What Happens If July 4 Comes and Goes
White House digital assets adviser Patrick Witt, speaking at Consensus Miami earlier this year, framed the stakes in fairly direct terms: if the US doesn't establish clear rules now, he argued, other jurisdictions — China specifically named — will end up setting the global standard instead, and the US would end up as a rule-follower rather than a rule-maker in digital asset markets.
Practically speaking, if the bill misses the July 4 target, the calendar gets considerably less friendly. November midterms consume substantial Senate floor time in the back half of the year, and several analysts have pointed out that legislative momentum on complex bills tends to stall once election-season priorities take over. That's the basis for Lummis's warning that a meaningful delay could effectively push the bill into 2027.

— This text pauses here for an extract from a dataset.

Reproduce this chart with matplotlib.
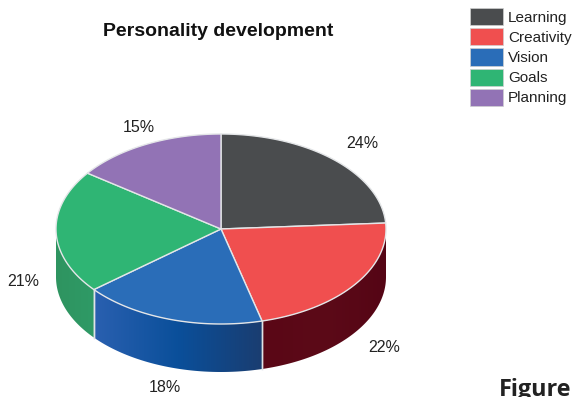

Why This Matters Beyond the Politics
The price implications here are significant enough that they're worth understanding regardless of how the legislative process plays out. Some analysts have suggested certain tokens could see meaningful upside in a clean passage scenario — XRP, for instance, has been floated in a $5-10 range under optimistic ETF-inflow assumptions if the bill clears by July 4, versus a much more muted outlook if signing slips to August or gets delayed indefinitely. Whether those specific price targets prove accurate or not, the broader point holds: regulatory clarity (or its absence) is one of the more consequential, slower-moving catalysts in crypto right now, and it's one that's almost entirely outside any individual investor's control.
What to Actually Do With This Information
The realistic takeaway is that the CLARITY Act's exact passage date is genuinely uncertain right now, with credible analysts and sitting senators expressing real doubt about the July 4 target specifically. That doesn't mean the bill is dead — Polymarket odds in the 40-59% range reflect genuine uncertainty, not a clear "no." It does mean that treating any specific date, including July 4, as a confirmed catalyst to trade around carries real risk, given how many credible voices are already flagging the timeline as unlikely to hold.
Disclaimer: This article is for informational purposes only and is not financial advice. Always do your own research before making any investment decisions.